Saturday, May 08, 2010

The Corporate Cops of Apple

There is an interesting technology story doing the rounds: an Apple guy leaves a new prototype iphone in a bar. Somebody finds it and sells it to an online technology blog, Gizmondo, who report all the new gadgets that it has. Blah blah. Except that Apple goes mental and gets the cops - who bust this bloggers door in like they were raiding the house of some right-wing terror cell. OTT to say the least. But that's not the most disturbing part of it...
So, what happened? This week, Chen's house was raided by officers from California's Rapid Enforcement Allied Computer Team (REACT), a special task force of police officers and federal agents created to combat computer-related crimes -- and which just happens to have Apple on its steering committee. The cops took all of Chen's computer equipment.

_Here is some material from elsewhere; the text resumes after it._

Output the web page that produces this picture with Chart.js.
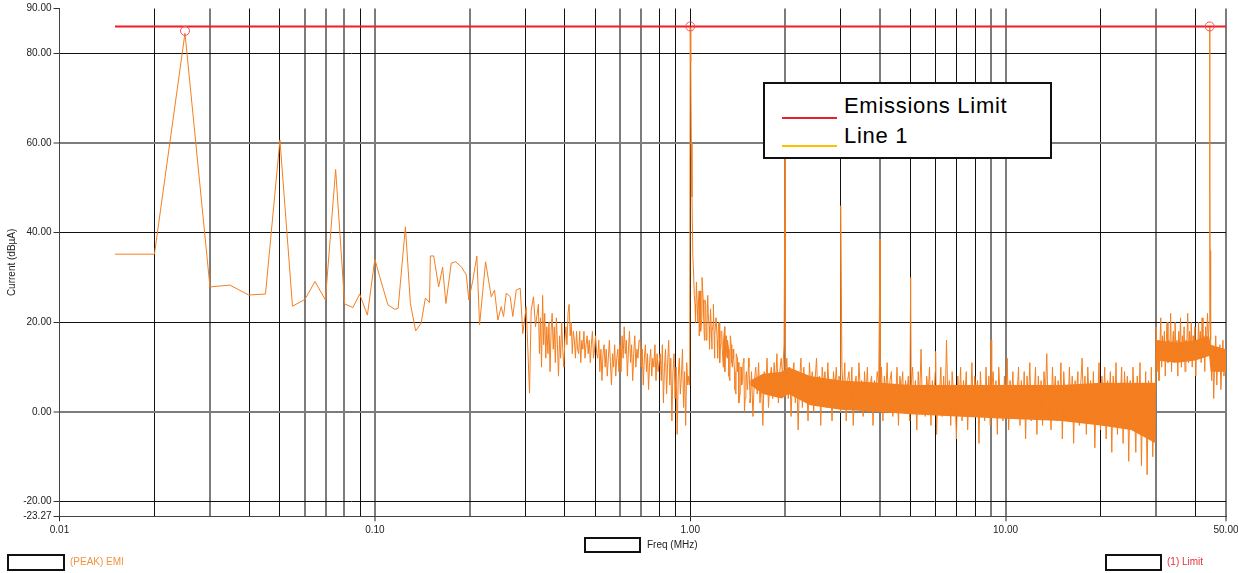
<!DOCTYPE html>
<html>
<head>
<meta charset="utf-8">
<script src="https://cdn.jsdelivr.net/npm/chart.js@4.4.1/dist/chart.umd.min.js"></script>
<style>
  html, body { margin:0; padding:0; background:#fff; }
  #wrap { position:relative; width:1238px; height:573px; overflow:hidden; }
  #c { position:absolute; left:0; top:0; }
  .box { position:absolute; box-sizing:border-box; border:2px solid #111; background:#fff; }
  .lbl { position:absolute; font-family:"Liberation Sans", Arial, sans-serif; font-size:10px; line-height:16px; height:16px; white-space:nowrap; }
  .lg { position:absolute; font-family:"Liberation Sans", Arial, sans-serif; font-size:22px; line-height:22px; letter-spacing:0.7px; color:#000; white-space:nowrap; }
</style>
</head>
<body>
<div id="wrap">
  <canvas id="c" width="1238" height="573"></canvas>

  <div class="box" style="left:763px;top:82px;width:289px;height:77px;"></div>
  <div style="position:absolute;left:782px;top:117px;width:55px;height:2px;background:#E8202A;"></div>
  <div style="position:absolute;left:782px;top:145px;width:55px;height:2px;background:#FFC000;"></div>
  <div class="lg" style="left:844px;top:95px;">Emissions Limit</div>
  <div class="lg" style="left:844px;top:125px;">Line 1</div>

  <div class="box" style="left:7px;top:554px;width:58px;height:17px;"></div>
  <div class="lbl" style="left:70px;top:554px;color:#F4923A;">(PEAK) EMI</div>
  <div class="box" style="left:584px;top:537px;width:57px;height:16px;"></div>
  <div class="lbl" style="left:647px;top:537px;color:#222;">Freq (MHz)</div>
  <div class="box" style="left:1105px;top:554px;width:57px;height:17px;"></div>
  <div class="lbl" style="left:1167px;top:554px;color:#E8303A;">(1) Limit</div>
</div>
<script>
// ---------------- data ----------------
const xTickValues = [0.01,0.02,0.03,0.04,0.05,0.06,0.07,0.08,0.09,
                     0.1,0.2,0.3,0.4,0.5,0.6,0.7,0.8,0.9,
                     1,2,3,4,5,6,7,8,9,
                     10,20,30,40,50];
const xLabelValues = [0.01,0.1,1,10,50];
const xGreyGrid = [0.03,0.06,0.07,0.08,0.1,0.2,0.6,0.7,2,4,9,10,30,50];
const yTickValues = [-23.27,-20,0,20,40,60,80,90];
const yGreyGrid = [60,0];

const limitFreq = [0.015, 50];
const limitLevel = [86, 86];

const peakFreq = [0.025, 1.0, 44.4];
const peakLevel = [85, 86, 86];

// resolved low-frequency part of the trace (MHz, dBµA)
const lowFreq = [0.015,0.02,0.025,0.03,0.0347,0.0398,0.045,0.05,0.0548,0.06,
                 0.0646,0.0697,0.0751,0.0802,0.0852,0.0895,0.0947,0.1,0.1036,0.110,
                 0.1156,0.1185,0.125,0.1296,0.1347,0.1402,0.1446,0.149,0.150,0.1537,
                 0.1593,0.164,0.168,0.1747,0.1803,0.1879,0.1949,0.1986,0.2045,0.2106,
                 0.2148,0.2244,0.2339,0.2396,0.2455,0.2516,0.2559,0.261,0.2687,0.2738,
                 0.2807,0.289,0.2945,0.302,0.3093,0.3131,0.3184,0.3231];
const lowLevel = [35.2,35.2,84.5,27.9,28.3,26.1,26.3,60.7,23.6,25.1,
                  29.1,25,54.1,24.1,23.3,26.3,21.6,34.1,30.2,23.9,
                  22.9,23.1,41.3,24.2,18.1,19.8,25.4,24.4,34.8,34.8,
                  27.9,32.3,24.2,33.2,33.5,32.4,30.6,25,29.4,34.8,
                  19.4,33.5,25.7,27.2,20.5,23.5,21.3,26.5,25.7,21.3,
                  27.2,27.6,17.5,23.5,4.2,22.7,25.7,19];

// sweep bins 0.33 – 0.99 MHz
const midRange = [0.33, 0.99];
const midLevel = [24,13,21,10,26,15,22,12,19,
  13,20,9,18,22,14,19,11,21,15,8,17,12,20,14,10,16,
  19,15,22,24,17,20,13,18,
  16,12,18,14,13,18,11,16,14,18,12,15,17,13,16,11,15,18,12,14,17,13,
  12,16,9,14,7,13,15,10,14,8,12,16,11,6,13,10,15,8,12,14,9,
  15,9,17,12,19,13,16,8,14,18,11,15,7,13,17,10,14,12,16,
  16,10,14,6,12,15,9,13,5,11,14,8,12,10,15,7,13,9,11,
  13,7,15,2,10,14,4,11,16,6,12,-2,9,13,3,10,-5,8,12,4,8,14,1,9,-3,11,6,8];

// extra sweep bins on the decay just above 1 MHz (1.03 – 1.55 MHz)
const decayRange = [1.03, 1.55];
const decayLevel = [26,20,29,23,17,27,21,25,16,24,19,22,14,23,18,20,12,21,16,19,11,18,14,16,9,
                    17,12,14,7,15,10,12,5,13,9,11,4,10,7,12,3,9,6,10,2];

// sweep bins 1.025 – 29.9 MHz
const denseRange = [1.025, 29.9];
const denseLevel = [
  31,24,29,20,27,18,30,22,25,16,26,19,23,14,24,17,21,12,20,15,18,10,19,13,16,8,17,11,14,
  9,4,12,2,10,6,11,0,8,5,12,3,9,-1,7,10,4,11,2,8,-3,9,5,12,1,7,10,3,11,6,13,2,9,12,8,
  15,7,12,3,10,-1,8,11,2,9,-4,7,12,1,10,4,8,-2,11,5,9,0,7,12,3,8,-3,10,6,9,1,11,4,7,-2,9,5,10,3,
  8,0,10,4,11,-2,7,9,2,10,-3,6,8,1,11,5,7,-1,9,3,10,0,6,8,-3,7,4,9,
  6,1,10,-2,8,4,11,0,7,9,-1,6,3,10,-3,8,5,9,0,7,4,
  8,-2,6,10,1,7,-4,9,3,14,0,6,-1,8,4,10,-3,7,2,9,
  -5,6,3,10,-1,8,0,16,2,7,-3,9,4,6,-6,8,1,10,-2,7,
  3,9,-4,6,1,11,-1,8,4,7,-7,9,2,6,-2,10,0,8,-3,5,
  9,1,7,-5,10,3,6,-2,8,0,12,-4,7,2,9,-1,6,4,10,-3,
  7,0,9,-6,8,2,11,-2,6,3,10,-5,8,1,7,-3,9,4,13,-1,
  6,-4,10,2,8,-2,7,1,11,-6,9,3,6,-1,10,0,8,-7,7,4,
  9,-3,6,12,0,8,-5,10,2,7,-2,9,-8,6,3,11,-4,8,1,10,
  -6,7,2,9,-9,8,0,11,-5,6,3,10,-7,9,1,8,-11,7,-4,10,
  2,-9,8,0,11,-12,6,-3,9,-14,7,-6,10,-10,5,4];

// sweep bins 30.05 – 44.25 MHz and 44.7 – 50 MHz
const band30Range = [30.05, 44.25];
const band30Level = [19,9,16,7,14,21,10,17,12,18,8,15,20,11,16,13,22,9,15,18,
                     11,20,12,16,8,18,14,21,10,17,13,19,9,16,15,22,11,18,14,20,
                     10,17,13,19,8,16,12,20,15,18,11,21,13,17,9,19,14,22,16,20];
const band45Range = [44.7, 50];
const band45Level = [16,7,14,3,12,17,6,13,9,15,5,11,16,8,13,10];

// narrow emission spikes
const spikeFreq = [0.996,1.0,1.004,1.008,1.013,1.019,2.0,3.0,4.0,5.0,6.0,9.0,44.4,44.45,44.5];
const spikeLevel = [6,86,78,60,48,35,57,46,38.5,30,13.5,16,86,49,36];

// solid part of the noise floor
const coreFreq = [1.55,1.7,1.95,2.05,2.4,3,4,5,7,10,15,20,25,29.9,30.0,35,40,44.2,44.7,50];
const coreHigh = [7,8.5,9,10,8,7,6.5,6,6,6,6,6.5,6.5,6.5,16,15.5,16,17,15,14];
const coreLow  = [6,4,3,4,1.5,0.5,0,-0.5,-1,-1.5,-2,-3,-4,-7,11.5,11,11.5,12.5,9,9];

// ---------------- build ----------------
function pairs(fs, vs){ return fs.map((f,i)=>({x:f, y:vs[i]})); }
function bins(range, vs){
  const n = vs.length, a = Math.log10(range[0]), b = Math.log10(range[1]);
  return vs.map((v,i)=>({x: Math.pow(10, a + (b-a)*i/(n-1)), y:v}));
}
const trace = [].concat(
  pairs(lowFreq, lowLevel),
  bins(midRange, midLevel),
  pairs(spikeFreq, spikeLevel),
  bins(decayRange, decayLevel),
  bins(denseRange, denseLevel),
  bins(band30Range, band30Level),
  bins(band45Range, band45Level)
).sort((p,q)=>p.x-q.x);

const ORANGE = '#F47F20';
const FONT = "'Liberation Sans', Arial, sans-serif";

new Chart(document.getElementById('c'), {
  type: 'line',
  data: {
    datasets: [
      { label:'Emissions Limit', data: pairs(limitFreq, limitLevel), borderColor:'#EE1D26', borderWidth:2,
        pointRadius:0, fill:false, order:1 },
      { label:'peaks', data: pairs(peakFreq, peakLevel), showLine:false, pointRadius:4.5,
        pointBorderColor:'#F0505A', pointBackgroundColor:'rgba(0,0,0,0)', pointBorderWidth:1, order:0 },
      { label:'Line 1', data: trace, borderColor:ORANGE, borderWidth:1, pointRadius:0, fill:false,
        tension:0, order:2 },
      { label:'coreHigh', data: pairs(coreFreq, coreHigh), borderWidth:0, borderColor:'rgba(0,0,0,0)',
        pointRadius:0, fill:false, order:3 },
      { label:'coreLow', data: pairs(coreFreq, coreLow), borderWidth:0, borderColor:'rgba(0,0,0,0)',
        pointRadius:0, fill:{target:3}, backgroundColor:ORANGE, order:3 }
    ]
  },
  options: {
    responsive:false, animation:false, devicePixelRatio:1,
    layout:{ padding:{ top:8.5, right:12, bottom:0, left:0 } },
    plugins:{ legend:{display:false}, tooltip:{enabled:false}, filler:{propagate:false} },
    scales:{
      x:{
        type:'logarithmic', min:0.01, max:50,
        afterBuildTicks: s => { s.ticks = xTickValues.map(v=>({value:v})); },
        afterFit: s => { s.height = 56.7; s.paddingLeft = 0; s.paddingRight = 0; },
        ticks:{ autoSkip:false, maxRotation:0, minRotation:0, padding:3, color:'#222',
                font:{family:FONT, size:10},
                callback: v => xLabelValues.includes(v) ? Number(v).toFixed(2) : '' },
        grid:{ tickLength:5,
               color: ctx => (ctx.tick && xGreyGrid.includes(ctx.tick.value)) ? '#7c7c7c' : '#111',
               lineWidth: ctx => (ctx.tick && xGreyGrid.includes(ctx.tick.value)) ? 2 : 1,
               tickColor: ctx => (ctx.tick && xLabelValues.includes(ctx.tick.value)) ? '#222' : 'rgba(0,0,0,0)',
               tickWidth: 1 },
        border:{ color:'#444', width:1 }
      },
      y:{
        type:'linear', min:-23.27, max:90,
        afterBuildTicks: s => { s.ticks = yTickValues.map(v=>({value:v})); },
        afterFit: s => { s.width = 59.5; s.paddingTop = 0; s.paddingBottom = 0; },
        ticks:{ autoSkip:false, padding:2, color:'#222', font:{family:FONT, size:10},
                callback: v => Number(v).toFixed(2) },
        grid:{ tickLength:6, tickColor:'#333', tickWidth:1,
               lineWidth: ctx => (ctx.tick && yGreyGrid.includes(ctx.tick.value)) ? 2 : 1,
               color: ctx => !ctx.tick ? '#111' : (ctx.tick.value === 90 ? 'rgba(0,0,0,0)' :
                              (yGreyGrid.includes(ctx.tick.value) ? '#7c7c7c' : '#111')) },
        border:{ color:'#444', width:1 },
        title:{ display:true, text:'Current (dBµA)', color:'#222', font:{family:FONT, size:10},
                padding:{top:6, bottom:0} }
      }
    }
  }
});
</script>
</body>
</html>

Meanwhile, the San Mateo County district attorney is considering whether to bring charges against Chen. It all hinges around whether California's journalist shield law covers bloggers. Well, speaking as someone who was an investigative reporter for one of the nation's top 10 newspapers: Of course it does.

This is appalling. As Instapundit uber-blogger Glenn Reynolds has rightly noted, this is basically "gangland politics," with one side getting to use to the police as its muscle. He's also correct in noting that neither the police nor Apple would ever have tried this against, say, the San Jose Mercury-News (I know because I worked there).

As for Apple, it has been unquestionably the most important and exciting technology company of the last dreary decade in tech, and bless it for that. But big companies are inherently totalitarian (which should give pause to boosters of the current administration's corporatist leanings) and none more so than Apple.

Welcome to the era of state paid, but corporate rule, policing.